Each month our Sports section will feature one of UWE’s Sports teams. In October, Tom Williams met with UWE Lacrosse. 

lacrosse team

Lacrosse as a sport isn’t exactly in the mainstream. It is almost never televised in the UK; the sport is not played professionally and is played at very few schools around the UK. But that doesn’t mean people don’t want to play it. I sat down with the UWE Lacrosse Club President Alex Atkinson, men’s captain Rory Myles and the women’s captain Charlotte Shaw to gain their perspectives on the sport in general, the state of UWE Lacrosse and to find out more about the club’s activities, including beyond the actual playing of the sport.

The sport finds its origins in Native American culture, but like all modern sports it has changed in many ways. The basic aim of the game is to outscore your opponents by shooting the ball into the other team’s net using a stick. The game is played for a total of 80 minutes and is divided into 20 minute quarters. Whilst the basic aims of the game are the same, in terms of contact and physicality the men’s and women’s games are worlds apart. Rory described it best by saying: “Basically, they’re two different sports,” which was met with nods of agreement from Alex and Charlotte, with Alex adding “the only thing that are the same are the size of the goals.” The men’s game is full contact which requires players to wear a helmet, shoulder pads, gloves, elbow pads, sometimes rib or chest guards and most importantly a box or cup. As for the women’s game all stick and full body contact is not allowed, so as a result there is no personal equipment needed, aside from the stick. The physicality of the women’s game is limited to “pretty much just the stick” according to Charlotte.

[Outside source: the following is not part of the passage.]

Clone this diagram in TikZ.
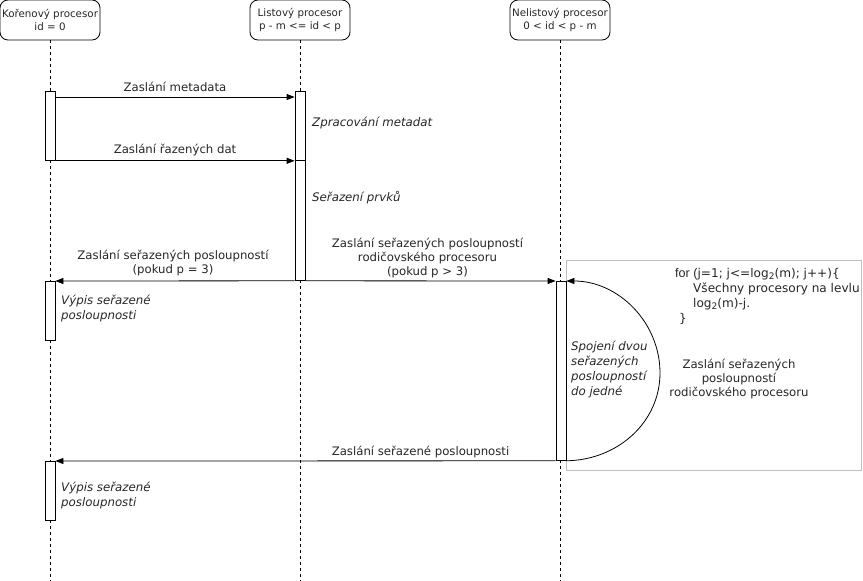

The game sees 10 players on the pitch at any given time, with 1 goal keeper, 3 defenders, 3 mid-fielders and three players in attack with each team being allowed another 13 players in the squad as substitutes. These subs can come on at any time and there are no limitations for the number of times a team can substitute people. Once a player is off the field they are able to return to play in order to keep the intensity of the game up, thus making it an incredibly fast paced game to play.

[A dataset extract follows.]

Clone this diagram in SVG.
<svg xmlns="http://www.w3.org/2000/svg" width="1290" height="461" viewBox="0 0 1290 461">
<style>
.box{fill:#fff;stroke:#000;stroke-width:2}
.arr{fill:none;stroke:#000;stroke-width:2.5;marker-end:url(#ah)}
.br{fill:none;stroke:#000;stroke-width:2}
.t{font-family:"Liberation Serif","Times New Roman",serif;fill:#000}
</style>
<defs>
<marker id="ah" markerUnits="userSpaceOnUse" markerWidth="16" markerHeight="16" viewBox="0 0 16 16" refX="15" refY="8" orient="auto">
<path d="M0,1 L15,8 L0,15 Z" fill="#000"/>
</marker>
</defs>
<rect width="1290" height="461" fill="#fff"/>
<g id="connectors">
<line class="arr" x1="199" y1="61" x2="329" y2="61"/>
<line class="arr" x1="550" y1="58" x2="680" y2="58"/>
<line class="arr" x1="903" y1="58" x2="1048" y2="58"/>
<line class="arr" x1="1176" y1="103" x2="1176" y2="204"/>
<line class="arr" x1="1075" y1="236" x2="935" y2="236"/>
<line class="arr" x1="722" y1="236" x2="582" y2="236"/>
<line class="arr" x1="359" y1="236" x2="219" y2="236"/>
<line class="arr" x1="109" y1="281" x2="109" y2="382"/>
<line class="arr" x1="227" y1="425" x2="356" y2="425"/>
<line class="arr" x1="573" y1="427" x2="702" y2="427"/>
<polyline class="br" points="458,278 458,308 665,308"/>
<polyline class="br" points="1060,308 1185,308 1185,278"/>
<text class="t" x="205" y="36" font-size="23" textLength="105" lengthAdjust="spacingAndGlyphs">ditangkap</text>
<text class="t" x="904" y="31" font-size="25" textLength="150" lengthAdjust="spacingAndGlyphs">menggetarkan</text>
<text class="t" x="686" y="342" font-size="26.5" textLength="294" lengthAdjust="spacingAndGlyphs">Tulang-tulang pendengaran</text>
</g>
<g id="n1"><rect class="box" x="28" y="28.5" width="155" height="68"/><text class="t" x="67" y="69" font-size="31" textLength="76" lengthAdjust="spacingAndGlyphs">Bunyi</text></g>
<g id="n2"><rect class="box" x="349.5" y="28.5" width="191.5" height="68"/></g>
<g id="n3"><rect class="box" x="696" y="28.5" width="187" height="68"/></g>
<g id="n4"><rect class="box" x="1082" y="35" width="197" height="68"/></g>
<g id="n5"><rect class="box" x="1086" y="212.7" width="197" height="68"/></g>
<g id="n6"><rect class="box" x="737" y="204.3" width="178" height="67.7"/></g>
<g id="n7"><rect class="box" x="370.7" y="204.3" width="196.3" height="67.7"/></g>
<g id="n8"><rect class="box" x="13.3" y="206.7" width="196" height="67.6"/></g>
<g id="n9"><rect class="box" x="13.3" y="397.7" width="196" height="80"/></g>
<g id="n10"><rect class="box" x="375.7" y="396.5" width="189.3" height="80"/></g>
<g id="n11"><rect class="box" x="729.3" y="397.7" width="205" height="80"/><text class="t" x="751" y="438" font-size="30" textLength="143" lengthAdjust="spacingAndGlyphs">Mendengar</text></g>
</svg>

Lacrosse at UWE in the past has not been the strongest, but this beginning to change. Last season the number of people playing for the club was very low and as such the teams struggled and unfortunately were relegated a division, something which Charlotte elaborated on by saying “We were definitely in the wrong league. We were playing against teams who have been playing for years, but most of our team picked it up last year.” But low squad numbers is now a thing of a past with 200 people expressing interest in lacrosse at the Freshers Fair and then over 100 of those people turning up for the first training session of the year. As a result of this the club is able to put out two men’s teams and two women’s team, but they will not be treated as a “First Team” and a “Second Team.” Something that came across from the interview was that there is a massive focus on inclusion in the UWE lacrosse club and having a very strong team spirit, something which seems to be ingrained into game itself as Rory says “you have to trust the person you’re playing with” and Alex backing this idea of team unity adding “most of the time it’s about giving it to someone else.” The physicality of the game often leads to sin-binning; whether it is because of a mistimed tackle or having unsafe kit, with smaller infringements leading to being sent off for 30 seconds and larger ones being for up to 3 minutes. Despite the physicality of the men’s and women’s game (all three of them agreeing with each other when Rory jokes that the women’s game is “more aggressive, mostly because they’re not allowed to physically take out their anger on the pitch”) there is a lot of respect between teams, with Rory comparing to rugby in the sense that it’s a very physical game “but at the end we always shake hands and have a drink together.”

The teams have been putting a lot of effort into becoming more formidable team, something they feel they are more than capable of, especially because of their coaching staff. The men’s coach Guy Oldring is also the coach of the England Universities team and the women’s team recently recruited Pete Wilson to help the team go from strength to strength. This season the men’s team is aiming high as their ambition is to be promoted to the league they were in last season, which they feel they can certainly achieve due to all the hard work they have been putting in and will continue to. As for the women’s team, their aim for the season is a little simpler as they want to win a game this season. This is something that they seem far more confident about than last year, especially with their new coach.

Off the field the UWE lacrosse club is very active and social. Something that was evident as all three of them had been out the night before on a lacrosse social, although this in no way impeded their ability to talk so passionately about their club. They do have organised socials but because they’re all such good friends they tend to socialise with each other beyond these club organised events. Alex even mentioned that a lot of “2nd and 3rd years often join the society partly because they’ve heard how good the socials are.”

The main thing I took away from the twenty or so minutes I spent with Charlotte, Alex and Rory is how passionate they all are about their sport and the lacrosse club. They even joke about taking foundation degrees or staying on to do a Masters at UWE so they can continue to play for the team and socialise with their teammates. Alex used the word “family” when describing the lacrosse club. The team trains from 16.00-19.00 on Sundays on the astroturf at Frenchay and welcome new members at any time of the year. Their home matches are played in Filton at the sports and leisure centre at Elm Park, a full list of which can be found at bucs.org.uk under the lacrosse drop down menu.